◆ **Task directions**
Look through the data below. Pick out the lines holding the string "matplotlib".

◆ **Provided records**
━━━━━━

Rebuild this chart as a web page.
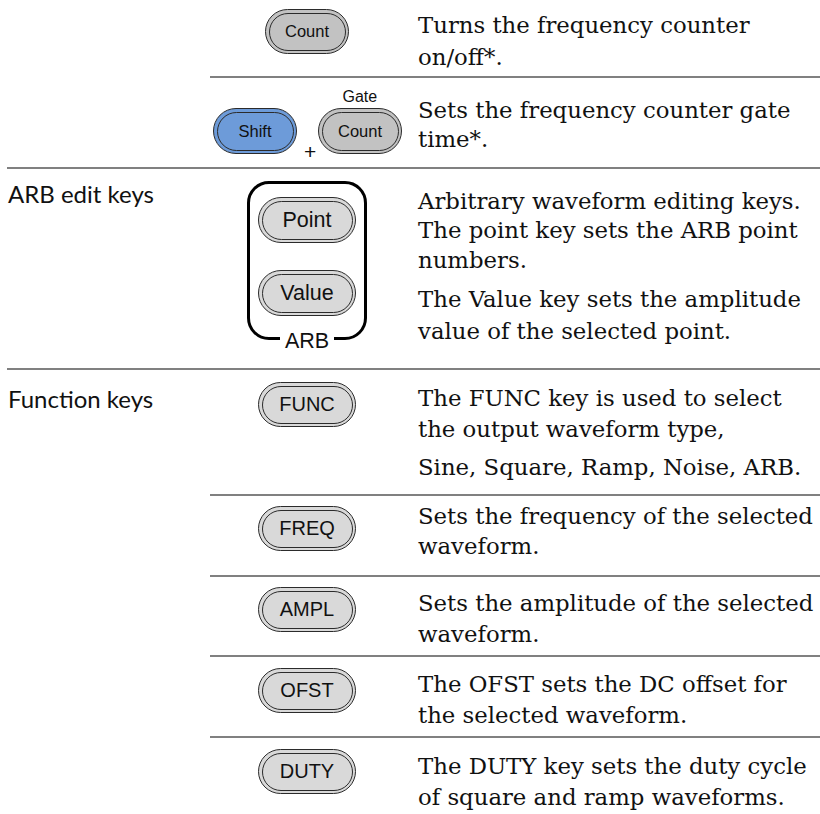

━━━━━━

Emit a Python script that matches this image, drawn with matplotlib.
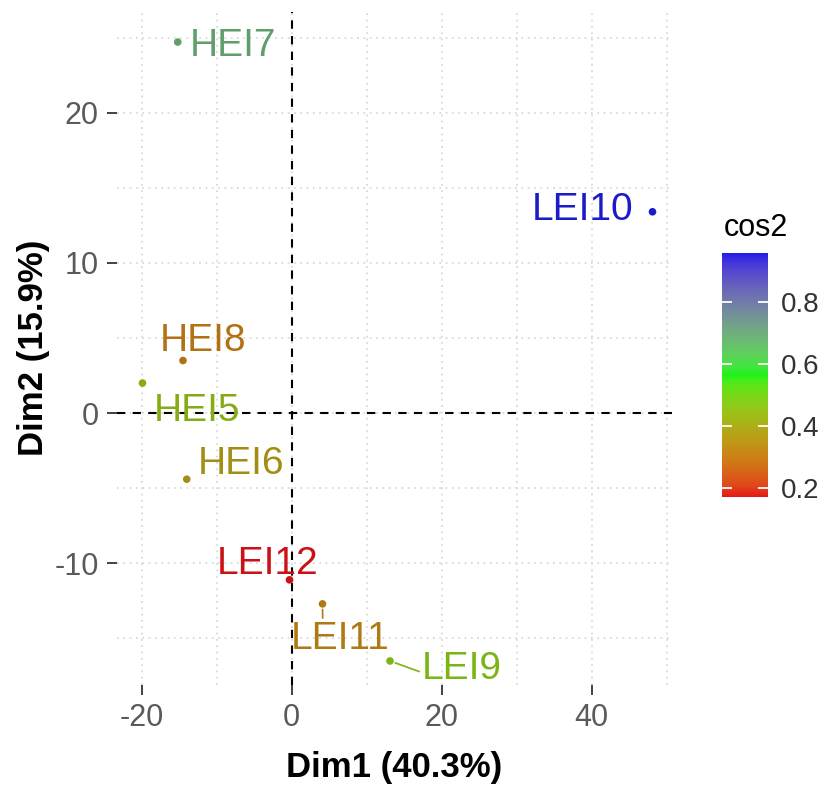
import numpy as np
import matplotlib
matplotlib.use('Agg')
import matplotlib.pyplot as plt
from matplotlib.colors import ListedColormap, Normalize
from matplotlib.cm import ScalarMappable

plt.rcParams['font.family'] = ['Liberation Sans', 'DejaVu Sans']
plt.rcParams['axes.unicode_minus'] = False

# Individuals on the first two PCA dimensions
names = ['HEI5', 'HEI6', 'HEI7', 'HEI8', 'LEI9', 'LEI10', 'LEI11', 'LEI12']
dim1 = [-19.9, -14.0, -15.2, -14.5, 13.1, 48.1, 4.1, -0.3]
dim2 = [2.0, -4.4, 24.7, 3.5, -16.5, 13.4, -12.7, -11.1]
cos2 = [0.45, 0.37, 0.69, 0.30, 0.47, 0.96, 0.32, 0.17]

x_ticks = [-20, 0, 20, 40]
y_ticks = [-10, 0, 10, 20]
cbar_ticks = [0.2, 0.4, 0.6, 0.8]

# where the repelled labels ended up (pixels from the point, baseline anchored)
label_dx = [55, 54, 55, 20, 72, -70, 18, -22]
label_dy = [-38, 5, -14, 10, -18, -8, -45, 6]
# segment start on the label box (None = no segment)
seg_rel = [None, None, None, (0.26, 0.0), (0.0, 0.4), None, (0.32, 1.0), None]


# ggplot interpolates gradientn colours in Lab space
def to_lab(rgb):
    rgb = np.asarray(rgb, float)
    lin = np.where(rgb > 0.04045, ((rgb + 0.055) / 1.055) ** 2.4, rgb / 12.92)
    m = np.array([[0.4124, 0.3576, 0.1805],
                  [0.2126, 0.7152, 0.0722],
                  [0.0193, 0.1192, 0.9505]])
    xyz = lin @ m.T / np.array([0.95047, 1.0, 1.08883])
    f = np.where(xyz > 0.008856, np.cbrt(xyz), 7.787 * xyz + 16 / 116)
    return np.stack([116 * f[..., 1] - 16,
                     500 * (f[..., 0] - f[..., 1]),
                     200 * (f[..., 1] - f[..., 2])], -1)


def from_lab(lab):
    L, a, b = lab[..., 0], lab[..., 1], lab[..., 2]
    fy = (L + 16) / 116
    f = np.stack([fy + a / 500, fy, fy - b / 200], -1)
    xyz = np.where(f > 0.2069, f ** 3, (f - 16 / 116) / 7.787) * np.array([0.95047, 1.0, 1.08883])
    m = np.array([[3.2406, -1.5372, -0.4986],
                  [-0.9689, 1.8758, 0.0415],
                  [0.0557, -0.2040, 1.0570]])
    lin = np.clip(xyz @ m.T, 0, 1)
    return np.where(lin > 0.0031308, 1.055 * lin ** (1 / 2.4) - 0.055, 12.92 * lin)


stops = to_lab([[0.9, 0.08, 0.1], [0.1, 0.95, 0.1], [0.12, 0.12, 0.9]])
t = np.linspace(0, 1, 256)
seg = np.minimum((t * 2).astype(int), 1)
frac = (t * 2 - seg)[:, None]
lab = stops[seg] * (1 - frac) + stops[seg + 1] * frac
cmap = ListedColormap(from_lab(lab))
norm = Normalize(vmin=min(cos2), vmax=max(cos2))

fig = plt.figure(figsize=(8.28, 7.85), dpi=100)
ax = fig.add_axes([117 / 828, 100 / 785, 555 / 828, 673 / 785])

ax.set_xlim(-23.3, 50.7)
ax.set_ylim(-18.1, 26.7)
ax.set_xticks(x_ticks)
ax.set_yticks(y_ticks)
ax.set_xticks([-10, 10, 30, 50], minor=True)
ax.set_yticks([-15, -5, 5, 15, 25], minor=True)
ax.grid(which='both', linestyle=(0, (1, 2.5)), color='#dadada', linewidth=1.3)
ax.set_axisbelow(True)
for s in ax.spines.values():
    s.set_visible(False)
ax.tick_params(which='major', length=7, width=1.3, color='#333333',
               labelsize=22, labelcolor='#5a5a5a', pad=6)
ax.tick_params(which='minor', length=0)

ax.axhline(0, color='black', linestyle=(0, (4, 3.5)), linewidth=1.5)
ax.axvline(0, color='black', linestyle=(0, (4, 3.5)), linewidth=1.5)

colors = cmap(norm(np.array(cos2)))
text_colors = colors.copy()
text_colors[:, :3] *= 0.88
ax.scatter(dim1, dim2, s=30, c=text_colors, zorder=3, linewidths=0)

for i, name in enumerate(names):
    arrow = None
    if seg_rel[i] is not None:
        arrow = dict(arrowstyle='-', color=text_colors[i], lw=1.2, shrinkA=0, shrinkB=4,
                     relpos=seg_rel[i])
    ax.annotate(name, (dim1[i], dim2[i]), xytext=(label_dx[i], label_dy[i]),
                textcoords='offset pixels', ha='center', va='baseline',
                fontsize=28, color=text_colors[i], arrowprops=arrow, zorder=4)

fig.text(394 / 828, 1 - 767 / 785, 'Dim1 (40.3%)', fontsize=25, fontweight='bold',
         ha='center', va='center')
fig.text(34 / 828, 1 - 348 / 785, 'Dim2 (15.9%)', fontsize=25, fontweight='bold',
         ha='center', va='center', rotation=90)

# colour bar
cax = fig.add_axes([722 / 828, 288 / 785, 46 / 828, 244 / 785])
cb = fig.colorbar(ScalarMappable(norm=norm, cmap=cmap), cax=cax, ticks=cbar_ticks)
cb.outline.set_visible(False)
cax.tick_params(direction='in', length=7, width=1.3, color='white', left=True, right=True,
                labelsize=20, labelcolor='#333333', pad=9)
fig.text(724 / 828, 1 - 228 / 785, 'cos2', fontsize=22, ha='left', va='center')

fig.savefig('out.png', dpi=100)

━━━━━━

◆ **The result**
Emit a Python script that matches this image, drawn with matplotlib.
import matplotlib
matplotlib.use('Agg')
import matplotlib.pyplot as plt
from matplotlib.colors import ListedColormap, Normalize
from matplotlib.cm import ScalarMappable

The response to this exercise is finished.